Given problem: Lines containing "chart" are to be counted. Give the number and nothing more.

Information supplied:
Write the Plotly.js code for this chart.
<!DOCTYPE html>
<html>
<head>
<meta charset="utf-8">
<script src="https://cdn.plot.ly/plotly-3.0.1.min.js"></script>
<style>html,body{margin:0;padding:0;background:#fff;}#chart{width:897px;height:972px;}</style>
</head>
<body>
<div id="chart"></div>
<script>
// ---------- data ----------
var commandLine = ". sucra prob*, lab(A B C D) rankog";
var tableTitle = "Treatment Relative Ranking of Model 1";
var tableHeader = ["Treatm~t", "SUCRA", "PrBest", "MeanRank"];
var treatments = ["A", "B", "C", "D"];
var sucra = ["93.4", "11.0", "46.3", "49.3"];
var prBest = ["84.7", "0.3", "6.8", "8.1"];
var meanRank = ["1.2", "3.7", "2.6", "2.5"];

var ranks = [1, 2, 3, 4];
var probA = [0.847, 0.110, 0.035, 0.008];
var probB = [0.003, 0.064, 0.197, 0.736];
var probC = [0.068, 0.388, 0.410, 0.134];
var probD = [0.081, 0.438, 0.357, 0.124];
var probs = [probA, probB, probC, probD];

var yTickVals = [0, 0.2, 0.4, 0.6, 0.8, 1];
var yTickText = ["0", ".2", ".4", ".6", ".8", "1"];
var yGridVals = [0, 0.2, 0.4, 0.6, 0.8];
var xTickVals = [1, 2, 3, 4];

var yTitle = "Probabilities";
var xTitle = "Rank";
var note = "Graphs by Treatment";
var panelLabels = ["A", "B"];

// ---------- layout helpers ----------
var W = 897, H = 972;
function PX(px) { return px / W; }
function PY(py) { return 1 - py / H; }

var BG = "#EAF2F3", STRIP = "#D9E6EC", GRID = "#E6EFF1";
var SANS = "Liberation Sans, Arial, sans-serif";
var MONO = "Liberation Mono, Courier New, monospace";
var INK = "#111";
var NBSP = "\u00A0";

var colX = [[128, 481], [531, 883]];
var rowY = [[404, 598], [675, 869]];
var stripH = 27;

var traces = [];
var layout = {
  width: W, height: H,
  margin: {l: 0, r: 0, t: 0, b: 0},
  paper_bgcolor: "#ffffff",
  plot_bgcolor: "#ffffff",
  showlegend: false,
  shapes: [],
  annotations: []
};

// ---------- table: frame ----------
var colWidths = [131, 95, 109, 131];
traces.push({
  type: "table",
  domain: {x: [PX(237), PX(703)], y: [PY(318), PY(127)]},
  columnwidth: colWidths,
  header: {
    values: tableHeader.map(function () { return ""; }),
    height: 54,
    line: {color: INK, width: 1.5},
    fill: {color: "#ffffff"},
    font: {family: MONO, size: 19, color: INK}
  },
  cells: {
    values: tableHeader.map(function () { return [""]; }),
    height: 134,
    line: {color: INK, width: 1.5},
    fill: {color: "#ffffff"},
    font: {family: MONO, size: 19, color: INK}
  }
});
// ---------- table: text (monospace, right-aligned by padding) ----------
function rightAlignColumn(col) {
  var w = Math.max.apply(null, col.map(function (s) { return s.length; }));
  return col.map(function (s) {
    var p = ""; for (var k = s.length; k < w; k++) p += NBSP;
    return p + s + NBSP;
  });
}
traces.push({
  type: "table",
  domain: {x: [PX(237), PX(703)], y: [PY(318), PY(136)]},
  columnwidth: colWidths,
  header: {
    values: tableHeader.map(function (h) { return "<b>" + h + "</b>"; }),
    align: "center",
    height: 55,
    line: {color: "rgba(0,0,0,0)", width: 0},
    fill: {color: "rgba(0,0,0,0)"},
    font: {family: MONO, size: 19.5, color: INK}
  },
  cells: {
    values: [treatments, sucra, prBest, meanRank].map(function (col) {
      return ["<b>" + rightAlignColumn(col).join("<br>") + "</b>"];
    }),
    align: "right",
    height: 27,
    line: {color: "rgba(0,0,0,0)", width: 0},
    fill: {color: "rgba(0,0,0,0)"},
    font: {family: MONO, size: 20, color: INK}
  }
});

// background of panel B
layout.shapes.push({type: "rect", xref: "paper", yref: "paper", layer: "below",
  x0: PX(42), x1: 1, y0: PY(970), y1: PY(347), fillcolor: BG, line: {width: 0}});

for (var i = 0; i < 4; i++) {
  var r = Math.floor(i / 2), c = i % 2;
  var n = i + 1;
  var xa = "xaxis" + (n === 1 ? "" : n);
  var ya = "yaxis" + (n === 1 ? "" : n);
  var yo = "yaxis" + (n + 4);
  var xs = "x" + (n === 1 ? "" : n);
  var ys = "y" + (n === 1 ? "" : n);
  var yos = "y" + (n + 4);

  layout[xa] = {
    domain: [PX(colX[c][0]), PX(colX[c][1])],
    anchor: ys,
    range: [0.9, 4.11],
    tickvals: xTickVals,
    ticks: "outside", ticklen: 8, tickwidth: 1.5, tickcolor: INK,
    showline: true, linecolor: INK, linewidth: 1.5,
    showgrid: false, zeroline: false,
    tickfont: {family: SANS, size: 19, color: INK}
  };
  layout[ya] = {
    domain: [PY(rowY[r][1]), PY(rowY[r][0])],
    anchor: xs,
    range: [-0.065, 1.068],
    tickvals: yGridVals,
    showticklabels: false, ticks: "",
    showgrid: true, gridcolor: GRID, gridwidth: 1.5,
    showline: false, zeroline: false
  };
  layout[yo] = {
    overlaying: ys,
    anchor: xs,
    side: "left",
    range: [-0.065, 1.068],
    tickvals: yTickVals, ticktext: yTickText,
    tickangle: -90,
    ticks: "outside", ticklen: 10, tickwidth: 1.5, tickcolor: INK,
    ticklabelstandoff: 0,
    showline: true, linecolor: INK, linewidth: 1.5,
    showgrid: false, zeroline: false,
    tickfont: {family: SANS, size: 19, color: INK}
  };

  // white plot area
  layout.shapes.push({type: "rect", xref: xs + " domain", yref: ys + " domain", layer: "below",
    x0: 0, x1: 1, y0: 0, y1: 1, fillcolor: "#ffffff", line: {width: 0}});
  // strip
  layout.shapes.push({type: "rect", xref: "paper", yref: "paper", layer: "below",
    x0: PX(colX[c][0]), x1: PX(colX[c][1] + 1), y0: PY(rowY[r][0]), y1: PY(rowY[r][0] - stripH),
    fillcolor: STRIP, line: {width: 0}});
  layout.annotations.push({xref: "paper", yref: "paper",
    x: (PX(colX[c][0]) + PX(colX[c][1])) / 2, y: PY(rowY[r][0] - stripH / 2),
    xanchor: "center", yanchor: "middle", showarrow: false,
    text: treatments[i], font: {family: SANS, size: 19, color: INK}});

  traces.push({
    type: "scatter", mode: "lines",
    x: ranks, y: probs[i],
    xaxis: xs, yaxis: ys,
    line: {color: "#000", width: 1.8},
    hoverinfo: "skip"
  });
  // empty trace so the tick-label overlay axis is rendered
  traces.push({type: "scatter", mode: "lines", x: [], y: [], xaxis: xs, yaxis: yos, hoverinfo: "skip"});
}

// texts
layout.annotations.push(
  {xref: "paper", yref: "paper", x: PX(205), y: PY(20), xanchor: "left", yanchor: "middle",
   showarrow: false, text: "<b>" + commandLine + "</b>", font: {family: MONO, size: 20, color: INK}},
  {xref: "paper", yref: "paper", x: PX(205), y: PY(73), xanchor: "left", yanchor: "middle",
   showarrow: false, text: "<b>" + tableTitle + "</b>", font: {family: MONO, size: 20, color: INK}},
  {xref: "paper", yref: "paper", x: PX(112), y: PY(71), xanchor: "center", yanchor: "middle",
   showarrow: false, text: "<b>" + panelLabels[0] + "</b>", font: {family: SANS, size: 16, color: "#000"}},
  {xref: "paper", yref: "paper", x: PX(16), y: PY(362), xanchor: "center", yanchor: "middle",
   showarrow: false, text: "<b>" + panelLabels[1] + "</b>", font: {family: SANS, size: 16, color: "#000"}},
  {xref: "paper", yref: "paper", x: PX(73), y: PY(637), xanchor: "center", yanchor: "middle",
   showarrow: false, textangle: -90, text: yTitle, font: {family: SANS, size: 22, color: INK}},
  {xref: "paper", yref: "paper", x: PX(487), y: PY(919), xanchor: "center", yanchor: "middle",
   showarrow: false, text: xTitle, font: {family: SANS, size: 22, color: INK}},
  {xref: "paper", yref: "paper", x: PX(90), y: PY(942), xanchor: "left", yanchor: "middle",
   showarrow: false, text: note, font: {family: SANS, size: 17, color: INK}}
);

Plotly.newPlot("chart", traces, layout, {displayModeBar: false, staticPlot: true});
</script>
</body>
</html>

Task response: 4